### [SET PROBLEM]
Return each line of the listing below, unchanged, and omit the images.

══ DATA ══

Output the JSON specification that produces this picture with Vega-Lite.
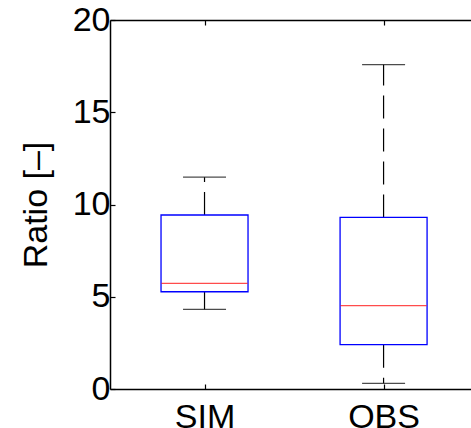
{
  "$schema": "https://vega.github.io/schema/vega-lite/v6.json",
  "autosize": {"type": "none"},
  "padding": {"left": 110, "top": 20, "right": -8, "bottom": 39},
  "width": 369,
  "height": 369,
  "background": "white",
  "config": {
    "view": {"stroke": "transparent"},
    "font": "Liberation Sans",
    "axis": {
      "domainColor": "black",
      "domainWidth": 1.5,
      "tickColor": "black",
      "tickWidth": 1.2,
      "labelColor": "black",
      "titleColor": "black",
      "labelFont": "Liberation Sans",
      "titleFont": "Liberation Sans",
      "labelFontSize": 34,
      "titleFontSize": 34,
      "titleFontWeight": "normal",
      "grid": false
    }
  },
  "data": {
    "values": [
      {"group": "SIM", "pos": 1, "lower": 4.32, "q1": 5.27, "median": 5.73, "q3": 9.43, "upper": 11.48},
      {"group": "OBS", "pos": 2, "lower": 0.31, "q1": 2.4, "median": 4.52, "q3": 9.3, "upper": 17.58}
    ]
  },
  "layer": [
    {
      "mark": {"type": "rule", "color": "black", "strokeWidth": 1.2, "strokeDash": [23, 10]},
      "encoding": {
        "x": {
          "field": "pos",
          "type": "quantitative",
          "scale": {"domain": [0.5, 2.505], "nice": false, "zero": false},
          "axis": {
            "title": null,
            "values": [1, 2],
            "labelExpr": "datum.value == 1 ? 'SIM' : (datum.value == 2 ? 'OBS' : '')",
            "tickSize": -5,
            "labelPadding": 16,
            "labelAlign": "center"
          }
        },
        "y": {
          "field": "q3",
          "type": "quantitative",
          "scale": {"domain": [0, 20], "nice": false, "zero": false},
          "axis": {
            "title": "Ratio [–]",
            "values": [0, 5, 10, 15, 20],
            "tickSize": -5,
            "labelPadding": 5,
            "titlePadding": 19
          }
        },
        "y2": {"field": "upper"}
      }
    },
    {
      "mark": {"type": "rule", "color": "black", "strokeWidth": 1.2, "strokeDash": [23, 10]},
      "encoding": {
        "x": {"field": "pos", "type": "quantitative", "axis": null},
        "y": {"field": "q1", "type": "quantitative"},
        "y2": {"field": "lower"}
      }
    },
    {
      "mark": {"type": "bar", "size": 87, "fill": "white", "stroke": "#0000ff", "strokeWidth": 1.3},
      "encoding": {
        "x": {"field": "pos", "type": "quantitative", "axis": null},
        "y": {"field": "q3", "type": "quantitative"},
        "y2": {"field": "q1"}
      }
    },
    {
      "mark": {"type": "tick", "orient": "horizontal", "size": 86, "thickness": 1.3, "color": "#ff0000"},
      "encoding": {
        "x": {"field": "pos", "type": "quantitative", "axis": null},
        "y": {"field": "median", "type": "quantitative"}
      }
    },
    {
      "mark": {"type": "tick", "orient": "horizontal", "size": 43, "thickness": 1.3, "color": "black"},
      "encoding": {
        "x": {"field": "pos", "type": "quantitative", "axis": null},
        "y": {"field": "upper", "type": "quantitative"}
      }
    },
    {
      "mark": {"type": "tick", "orient": "horizontal", "size": 43, "thickness": 1.3, "color": "black"},
      "encoding": {
        "x": {"field": "pos", "type": "quantitative", "axis": null},
        "y": {"field": "lower", "type": "quantitative"}
      }
    },
    {
      "mark": {"type": "tick", "orient": "horizontal", "size": 1, "opacity": 0},
      "encoding": {
        "x": {
          "field": "pos",
          "type": "quantitative",
          "axis": {
            "orient": "top",
            "title": null,
            "values": [1, 2],
            "labels": false,
            "tickSize": -5
          }
        },
        "y": {"field": "upper", "type": "quantitative"}
      }
    }
  ],
  "resolve": {"axis": {"x": "independent"}}
}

═══

### [RESULT]
Output the JSON specification that produces this picture with Vega-Lite.
{
  "$schema": "https://vega.github.io/schema/vega-lite/v6.json",
  "autosize": {"type": "none"},
  "padding": {"left": 110, "top": 20, "right": -8, "bottom": 39},
  "width": 369,
  "height": 369,
  "background": "white",
  "config": {
    "view": {"stroke": "transparent"},
    "font": "Liberation Sans",
    "axis": {
      "domainColor": "black",
      "domainWidth": 1.5,
      "tickColor": "black",
      "tickWidth": 1.2,
      "labelColor": "black",
      "titleColor": "black",
      "labelFont": "Liberation Sans",
      "titleFont": "Liberation Sans",
      "labelFontSize": 34,
      "titleFontSize": 34,
      "titleFontWeight": "normal",
      "grid": false
    }
  },
  "data": {
    "values": [
      {"group": "SIM", "pos": 1, "lower": 4.32, "q1": 5.27, "median": 5.73, "q3": 9.43, "upper": 11.48},
      {"group": "OBS", "pos": 2, "lower": 0.31, "q1": 2.4, "median": 4.52, "q3": 9.3, "upper": 17.58}
    ]
  },
  "layer": [
    {
      "mark": {"type": "rule", "color": "black", "strokeWidth": 1.2, "strokeDash": [23, 10]},
      "encoding": {
        "x": {
          "field": "pos",
          "type": "quantitative",
          "scale": {"domain": [0.5, 2.505], "nice": false, "zero": false},
          "axis": {
            "title": null,
            "values": [1, 2],
            "labelExpr": "datum.value == 1 ? 'SIM' : (datum.value == 2 ? 'OBS' : '')",
            "tickSize": -5,
            "labelPadding": 16,
            "labelAlign": "center"
          }
        },
        "y": {
          "field": "q3",
          "type": "quantitative",
          "scale": {"domain": [0, 20], "nice": false, "zero": false},
          "axis": {
            "title": "Ratio [–]",
            "values": [0, 5, 10, 15, 20],
            "tickSize": -5,
            "labelPadding": 5,
            "titlePadding": 19
          }
        },
        "y2": {"field": "upper"}
      }
    },
    {
      "mark": {"type": "rule", "color": "black", "strokeWidth": 1.2, "strokeDash": [23, 10]},
      "encoding": {
        "x": {"field": "pos", "type": "quantitative", "axis": null},
        "y": {"field": "q1", "type": "quantitative"},
        "y2": {"field": "lower"}
      }
    },
    {
      "mark": {"type": "bar", "size": 87, "fill": "white", "stroke": "#0000ff", "strokeWidth": 1.3},
      "encoding": {
        "x": {"field": "pos", "type": "quantitative", "axis": null},
        "y": {"field": "q3", "type": "quantitative"},
        "y2": {"field": "q1"}
      }
    },
    {
      "mark": {"type": "tick", "orient": "horizontal", "size": 86, "thickness": 1.3, "color": "#ff0000"},
      "encoding": {
        "x": {"field": "pos", "type": "quantitative", "axis": null},
        "y": {"field": "median", "type": "quantitative"}
      }
    },
    {
      "mark": {"type": "tick", "orient": "horizontal", "size": 43, "thickness": 1.3, "color": "black"},
      "encoding": {
        "x": {"field": "pos", "type": "quantitative", "axis": null},
        "y": {"field": "upper", "type": "quantitative"}
      }
    },
    {
      "mark": {"type": "tick", "orient": "horizontal", "size": 43, "thickness": 1.3, "color": "black"},
      "encoding": {
        "x": {"field": "pos", "type": "quantitative", "axis": null},
        "y": {"field": "lower", "type": "quantitative"}
      }
    },
    {
      "mark": {"type": "tick", "orient": "horizontal", "size": 1, "opacity": 0},
      "encoding": {
        "x": {
          "field": "pos",
          "type": "quantitative",
          "axis": {
            "orient": "top",
            "title": null,
            "values": [1, 2],
            "labels": false,
            "tickSize": -5
          }
        },
        "y": {"field": "upper", "type": "quantitative"}
      }
    }
  ],
  "resolve": {"axis": {"x": "independent"}}
}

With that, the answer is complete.